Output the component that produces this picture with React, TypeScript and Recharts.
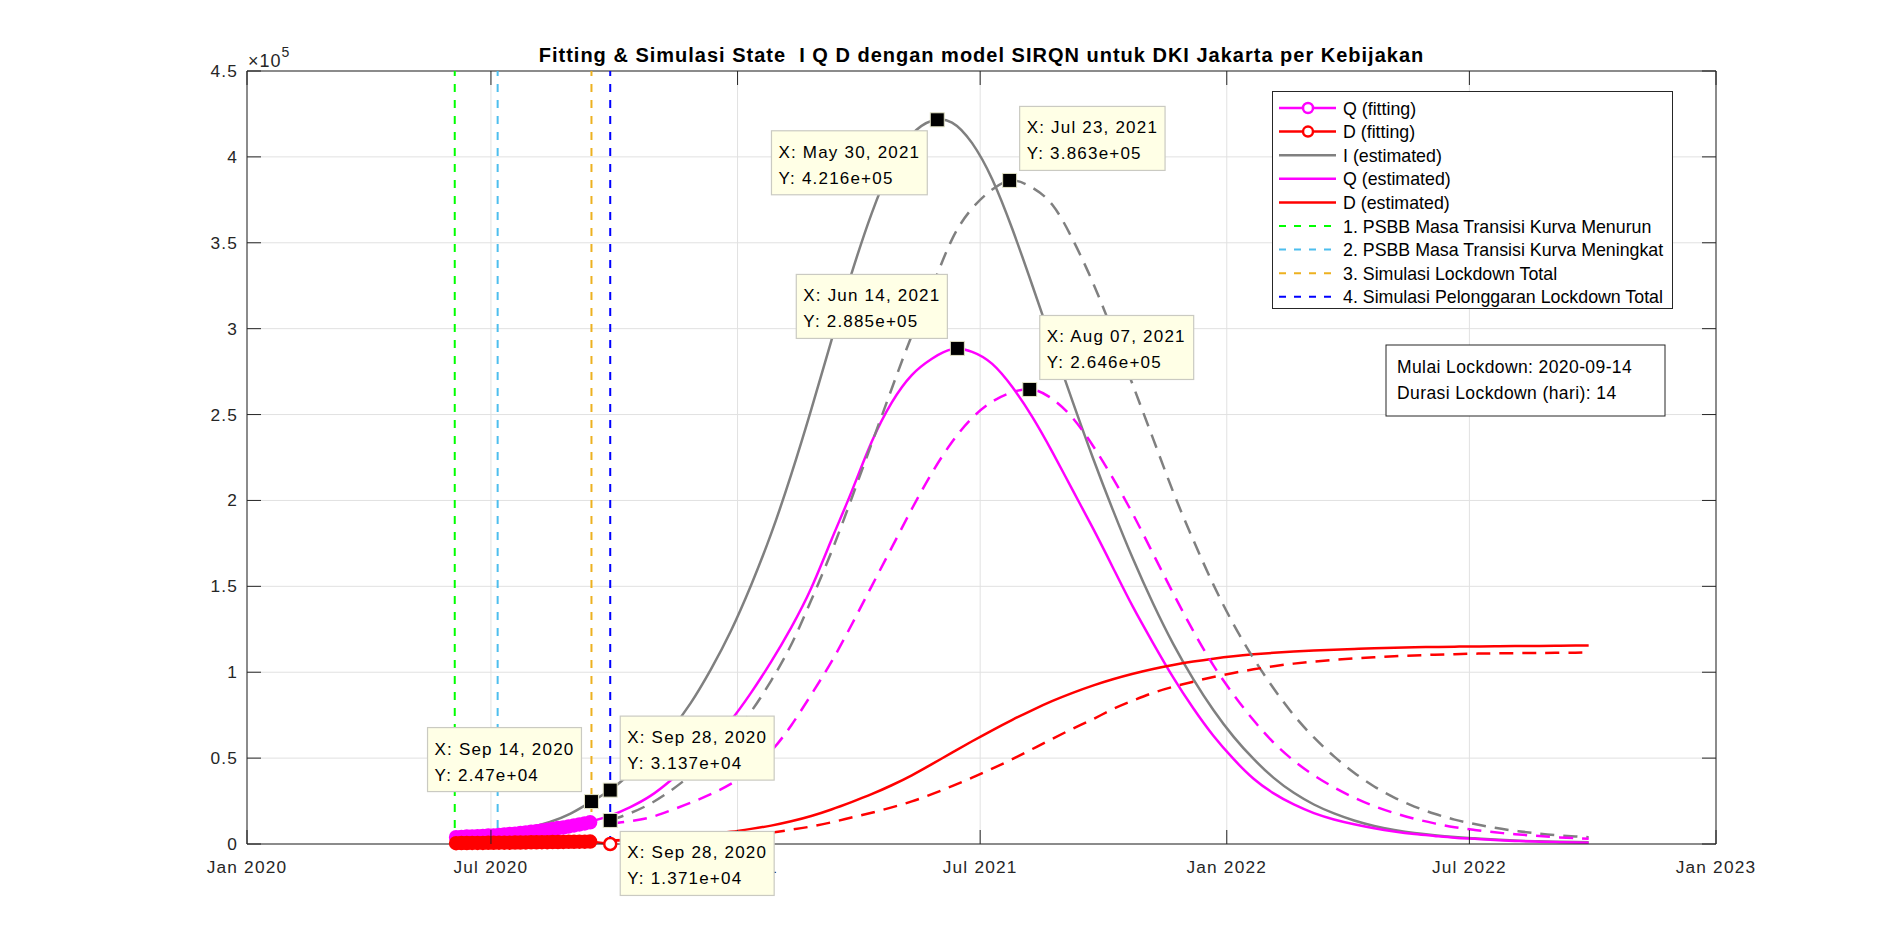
import React from "react";
import {
  CartesianGrid,
  Legend,
  Line,
  LineChart,
  ReferenceDot,
  ReferenceLine,
  XAxis,
  YAxis,
} from "recharts";

const WIDTH = 1898;
const HEIGHT = 949;
const PLOT = { left: 247, right: 1716, top: 71, bottom: 844 };
const PLOT_W = PLOT.right - PLOT.left;
const FONT = '"Liberation Sans", Arial, Helvetica, sans-serif';
const INK = "#262626";
const TICK_LEN = 14;

// x values are days since 1 Jan 2020
const xTicks = [0, 182, 366, 547, 731, 912, 1096];
const xTickLabels = ["Jan 2020", "Jul 2020", "Jan 2021", "Jul 2021", "Jan 2022", "Jul 2022", "Jan 2023"];
const yTicks = [0, 50000, 100000, 150000, 200000, 250000, 300000, 350000, 400000, 450000];
const yTickLabels = ["0", "0.5", "1", "1.5", "2", "2.5", "3", "3.5", "4", "4.5"];

// fitting data (Jun 5 - Sep 14 2020), then one last D point on Sep 28
const fitDays = [156, 160, 164, 168, 172, 176, 180, 184, 188, 192, 196, 200, 204, 208, 212, 216, 220, 224, 228, 232, 236, 240, 244, 248, 252, 256];
const qFit = [4000, 4100, 4300, 4400, 4500, 4700, 4900, 5000, 5300, 5500, 5800, 6000, 6400, 6700, 7100, 7400, 7900, 8300, 8700, 9300, 9600, 10200, 10800, 11400, 12000, 12600];
const dFitDays = [156, 160, 164, 168, 172, 176, 180, 184, 188, 192, 196, 200, 204, 208, 212, 216, 220, 224, 228, 232, 236, 240, 244, 248, 252, 256, 271];
const dFit = [500, 530, 560, 590, 620, 650, 680, 710, 740, 770, 800, 840, 870, 910, 950, 990, 1030, 1070, 1110, 1160, 1200, 1240, 1290, 1330, 1370, 1410, 0];

// simulation days (every 15 days from Sep 28 2020)
const simDays = [271, 286, 301, 316, 331, 346, 361, 376, 391, 406, 421, 436, 451, 466, 481, 496, 511, 526, 541, 556, 571, 586, 601, 616, 631, 646, 661, 676, 691, 706, 721, 736, 751, 766, 781, 796, 811, 826, 841, 856, 871, 886, 901, 916, 931, 946, 961, 976, 991, 1001];

// estimated, no lockdown (solid) - thousands
const iEarlyDays = [156, 166, 181, 196, 211, 226, 241, 256];
const iEarly = [6.8, 6.6, 6.7, 7.6, 9.6, 12.8, 17.5, 24.2];
const iBase = [31.4, 41.2, 52.5, 66, 82, 101.5, 124, 150.5, 180.5, 215, 253, 293, 332, 367, 395, 413, 421, 420, 408, 387, 358, 325, 291, 257.5, 225, 194.5, 166, 140, 116.5, 96, 78, 62.5, 49.5, 38.5, 29.8, 23, 17.8, 13.7, 10.5, 8.2, 6.4, 5.1, 4.1, 3.3, 2.6, 2.0, 1.6, 1.3, 1.1, 1.0];
const qBase = [16.5, 21.5, 28, 37, 47.5, 59, 72, 88, 106, 126, 149, 177, 205, 234, 257, 273, 282.5, 288, 286.5, 279.5, 266, 248.5, 228, 206, 184, 161, 138, 117, 97, 79, 63, 49.5, 38, 29.5, 23, 18, 14.3, 11.5, 9.2, 7.3, 5.8, 4.7, 3.7, 3.0, 2.3, 1.8, 1.4, 1.1, 0.9, 0.8];
const dBase = [2.0, 2.5, 3.1, 3.8, 4.6, 5.7, 7.1, 8.8, 10.7, 13.2, 16.3, 20.1, 24.4, 29.0, 34.2, 40.0, 46.5, 53.2, 59.8, 66.2, 72.3, 78.0, 83.3, 88.0, 92.2, 95.9, 99.1, 101.9, 104.2, 106.2, 107.9, 109.3, 110.4, 111.3, 112.0, 112.6, 113.1, 113.5, 113.9, 114.2, 114.5, 114.7, 114.9, 115.0, 115.1, 115.2, 115.3, 115.4, 115.5, 115.5];

// estimated, with 14-day lockdown (dashed) - thousands
const iLock = [13.71, 18, 23.5, 31, 40, 50.5, 62.5, 77, 95, 116, 142, 170, 201, 233, 265, 296, 324, 352, 370, 381, 386.2, 382, 372, 352, 327, 298, 267, 236, 205, 177, 151, 128, 108, 90.5, 75, 62, 51, 41.5, 33.5, 27, 21.8, 17.6, 14.2, 11.6, 9.4, 7.7, 6.3, 5.2, 4.4, 4.0];
const qLock = [12, 13.3, 15.5, 19.5, 24, 29, 35, 43, 54, 69, 87, 106, 127.5, 150, 172.5, 195, 216, 234, 248, 257.5, 263, 264.6, 259, 248, 232, 213, 192, 169, 146, 124, 104, 87, 72, 59, 48.5, 40, 33, 27, 22, 18, 14.7, 12, 9.8, 8.2, 6.8, 5.7, 4.8, 4.0, 3.4, 3.0];
const dLock = [2.0, 2.3, 2.6, 2.9, 3.3, 3.8, 4.3, 5.2, 6.6, 8.3, 10.2, 12.6, 15.4, 18.2, 21.3, 24.8, 29.0, 33.7, 38.6, 43.9, 49.4, 55.3, 61.3, 67.1, 72.6, 78.5, 83.5, 88, 91.5, 94.5, 97.2, 99.6, 101.7, 103.5, 105.0, 106.2, 107.2, 108.0, 108.7, 109.3, 109.8, 110.2, 110.5, 110.8, 111.0, 111.1, 111.2, 111.3, 111.4, 111.5];

// policy markers
const policyDays = [155, 187, 257, 271];
const policyColors = ["#00FF00", "#4DBEEE", "#EDB120", "#0000FF"];

// data tips
const tipDays = [257, 271, 271, 515, 530, 569, 584];
const tipValues = [24700, 31370, 13710, 421600, 288500, 386300, 264600];
const tipXLabels = ["Sep 14, 2020", "Sep 28, 2020", "Sep 28, 2020", "May 30, 2021", "Jun 14, 2021", "Jul 23, 2021", "Aug 07, 2021"];
const tipYLabels = ["2.47e+04", "3.137e+04", "1.371e+04", "4.216e+05", "2.885e+05", "3.863e+05", "2.646e+05"];
const tipPlacement = ["upLeft", "upRight", "downRight", "downLeft", "upLeft", "upRight", "upRight"];

const legendLabels = [
  "Q (fitting)",
  "D (fitting)",
  "I (estimated)",
  "Q (estimated)",
  "D (estimated)",
  "1. PSBB Masa Transisi Kurva Menurun",
  "2. PSBB Masa Transisi Kurva Meningkat",
  "3. Simulasi Lockdown Total",
  "4. Simulasi Pelonggaran Lockdown Total",
];

const GRAY = "#808080";
const MAGENTA = "#FF00FF";
const RED = "#FF0000";

const toPoints = (days: number[], vals: number[], scale = 1) =>
  days.map((d, i) => ({ x: d, y: vals[i] * scale }));

let measureCtx: CanvasRenderingContext2D | null = null;
function textWidth(s: string, size: number, spacing = 0) {
  if (!measureCtx) measureCtx = document.createElement("canvas").getContext("2d");
  if (!measureCtx) return s.length * size * 0.55;
  measureCtx.font = `${size}px ${FONT}`;
  return measureCtx.measureText(s).width + spacing * s.length;
}

const XTick = (props: any) => {
  const { x, payload } = props;
  const y = PLOT.bottom;
  const i = xTicks.indexOf(payload.value);
  return (
    <g>
      <line x1={x} x2={x} y1={y} y2={y - TICK_LEN} stroke={INK} />
      <line x1={x} x2={x} y1={PLOT.top} y2={PLOT.top + TICK_LEN} stroke={INK} />
      <text x={x} y={y + 29} textAnchor="middle" fontSize={17.3} letterSpacing={1.2} fill={INK} fontFamily={FONT}>
        {xTickLabels[i]}
      </text>
    </g>
  );
};

const YTick = (props: any) => {
  const { y, payload } = props;
  const x = PLOT.left;
  const i = yTicks.indexOf(payload.value);
  return (
    <g>
      <line x1={x} x2={x + TICK_LEN} y1={y} y2={y} stroke={INK} />
      <line x1={x + PLOT_W} x2={x + PLOT_W - TICK_LEN} y1={y} y2={y} stroke={INK} />
      <text x={x - 9} y={y + 6} textAnchor="end" fontSize={17.3} letterSpacing={1.2} fill={INK} fontFamily={FONT}>
        {yTickLabels[i]}
      </text>
    </g>
  );
};

function DataTip({ cx, cy, i }: { cx: number; cy: number; i: number }) {
  const l1 = `X: ${tipXLabels[i]}`;
  const l2 = `Y: ${tipYLabels[i]}`;
  const w = Math.max(textWidth(l1, 17, 1.2), textWidth(l2, 17, 1.2)) + 14;
  const h = 64;
  const place = tipPlacement[i];
  const bx = place.endsWith("Left") ? cx - 10 - w : cx + 10;
  const by = place.startsWith("up") ? cy - 10 - h : cy + 11;
  return (
    <g>
      <rect x={bx} y={by} width={w} height={h} fill="#FFFFE6" stroke="#CACAC2" strokeWidth={1.2} />
      <text x={bx + 7} y={by + 27} fontSize={17} letterSpacing={1.2} fontFamily={FONT} fill="#000">
        {l1}
      </text>
      <text x={bx + 7} y={by + 53} fontSize={17} letterSpacing={1.2} fontFamily={FONT} fill="#000">
        {l2}
      </text>
      <rect x={cx - 7} y={cy - 7} width={14} height={14} fill="#000" stroke="#E2E2C6" strokeWidth={1} />
    </g>
  );
}

function LegendBox() {
  const kinds = ["fit", "fit", "line", "line", "line", "dash", "dash", "dash", "dash"];
  const colors = [MAGENTA, RED, GRAY, MAGENTA, RED, ...policyColors];
  return (
    <div
      style={{
        width: 401,
        height: 218,
        border: `1px solid ${INK}`,
        background: "#fff",
        boxSizing: "border-box",
      }}
    >
      <svg width={399} height={216} style={{ display: "block" }}>
        {legendLabels.map((label, i) => {
          const y = 16 + i * 23.6;
          const kind = kinds[i];
          return (
            <g key={label}>
              <line
                x1={6}
                x2={63}
                y1={y}
                y2={y}
                stroke={colors[i]}
                strokeWidth={kind === "dash" ? 2 : 2.5}
                strokeDasharray={kind === "dash" ? "7 8" : undefined}
              />
              {kind === "fit" && <circle cx={35} cy={y} r={5} fill="#fff" stroke={colors[i]} strokeWidth={2.5} />}
              <text x={70} y={y + 6.5} fontSize={17.8} fontFamily={FONT} fill="#000">
                {label}
              </text>
            </g>
          );
        })}
      </svg>
    </div>
  );
}

const fitDot = (color: string, count: number) => (p: any) => {
  const last = p.index === count - 1 && color === RED;
  return (
    <circle
      key={`dot-${color}-${p.index}`}
      cx={p.cx}
      cy={p.cy}
      r={6}
      fill={last ? "#fff" : color}
      stroke={color}
      strokeWidth={2.5}
    />
  );
};

export default function App() {
  const title = "Fitting & Simulasi State  I Q D dengan model SIRQN untuk DKI Jakarta per Kebijakan";
  const K = 1000;
  const curveProps = {
    dataKey: "y",
    type: "natural" as const,
    strokeWidth: 2.5,
    dot: false,
    activeDot: false,
    isAnimationActive: false,
  };
  return (
    <div style={{ position: "relative", width: WIDTH, height: HEIGHT, background: "#fff" }}>
      <style>{"body{margin:0;background:#fff}"}</style>
      <LineChart
        width={WIDTH}
        height={HEIGHT}
        margin={{ top: PLOT.top, right: WIDTH - PLOT.right, bottom: HEIGHT - PLOT.bottom - 1, left: PLOT.left - 1 }}
      >
        <CartesianGrid stroke="#E1E1E1" />
        <XAxis
          dataKey="x"
          type="number"
          domain={[0, 1096]}
          ticks={xTicks}
          interval={0}
          height={1}
          tickSize={0}
          tickMargin={0}
          tickLine={false}
          axisLine={{ stroke: INK }}
          tick={<XTick />}
        />
        <YAxis
          type="number"
          domain={[0, 450000]}
          ticks={yTicks}
          interval={0}
          width={1}
          tickSize={0}
          tickMargin={0}
          tickLine={false}
          axisLine={{ stroke: INK }}
          tick={<YTick />}
        />
        <ReferenceLine y={450000} stroke={INK} />
        <ReferenceLine x={1096} stroke={INK} />

        <Line
          data={toPoints(fitDays, qFit)}
          dataKey="y"
          type="linear"
          stroke={MAGENTA}
          strokeWidth={2.5}
          dot={fitDot(MAGENTA, fitDays.length)}
          activeDot={false}
          isAnimationActive={false}
        />
        <Line
          data={toPoints(dFitDays, dFit)}
          dataKey="y"
          type="linear"
          stroke={RED}
          strokeWidth={2.5}
          dot={fitDot(RED, dFitDays.length)}
          activeDot={false}
          isAnimationActive={false}
        />
        <Line {...curveProps} data={toPoints([...iEarlyDays, ...simDays], [...iEarly, ...iBase], K)} stroke={GRAY} />
        <Line {...curveProps} data={toPoints([256, ...simDays], [13, ...qBase], K)} stroke={MAGENTA} />
        <Line {...curveProps} data={toPoints(simDays, dBase, K)} stroke={RED} />
        <Line {...curveProps} data={toPoints(simDays, iLock, K)} stroke={GRAY} strokeDasharray="14 9" />
        <Line {...curveProps} data={toPoints(simDays, qLock, K)} stroke={MAGENTA} strokeDasharray="14 9" />
        <Line {...curveProps} data={toPoints(simDays, dLock, K)} stroke={RED} strokeDasharray="14 9" />

        {policyDays.map((d, i) => (
          <ReferenceLine key={`p${d}`} x={d} stroke={policyColors[i]} strokeWidth={2} strokeDasharray="8 8" />
        ))}

        {tipDays.map((d, i) => (
          <ReferenceDot
            key={`tip${i}`}
            x={d}
            y={tipValues[i]}
            r={7}
            ifOverflow="visible"
            zIndex={2000}
            shape={(p: any) => <DataTip cx={p.cx} cy={p.cy} i={i} />}
          />
        ))}

        <Legend
          layout="horizontal"
          verticalAlign="middle"
          align="center"
          content={() => <LegendBox />}
          wrapperStyle={{ left: 1272, top: 91, width: 401, height: 218 }}
        />
      </LineChart>

      <svg
        width={WIDTH}
        height={HEIGHT}
        style={{ position: "absolute", left: 0, top: 0, pointerEvents: "none" }}
      >
        <text
          x={(PLOT.left + PLOT.right) / 2}
          y={62}
          textAnchor="middle"
          fontSize={20}
          letterSpacing={1}
          fontWeight="bold"
          fontFamily={FONT}
          fill="#000"
          style={{ whiteSpace: "pre" }}
        >
          {title}
        </text>
        <text x={248} y={67} fontSize={18} letterSpacing={1} fontFamily={FONT} fill={INK}>
          ×10
          <tspan dy={-10} fontSize={14}>
            5
          </tspan>
        </text>
        <rect x={1386} y={345} width={279} height={71} fill="#fff" stroke={INK} strokeWidth={1} />
        <text x={1397} y={373} fontSize={17.5} letterSpacing={0.4} fontFamily={FONT} fill="#000">
          Mulai Lockdown: 2020-09-14
        </text>
        <text x={1397} y={399} fontSize={17.5} letterSpacing={0.4} fontFamily={FONT} fill="#000">
          Durasi Lockdown (hari): 14
        </text>
      </svg>
    </div>
  );
}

# What is being asked:
Pictures stay out. Print the data exactly, from its first line through the line containing "const TICK_LEN = 14;".

# Result of this exercise:
Output the component that produces this picture with React, TypeScript and Recharts.
import React from "react";
import {
  CartesianGrid,
  Legend,
  Line,
  LineChart,
  ReferenceDot,
  ReferenceLine,
  XAxis,
  YAxis,
} from "recharts";

const WIDTH = 1898;
const HEIGHT = 949;
const PLOT = { left: 247, right: 1716, top: 71, bottom: 844 };
const PLOT_W = PLOT.right - PLOT.left;
const FONT = '"Liberation Sans", Arial, Helvetica, sans-serif';
const INK = "#262626";
const TICK_LEN = 14;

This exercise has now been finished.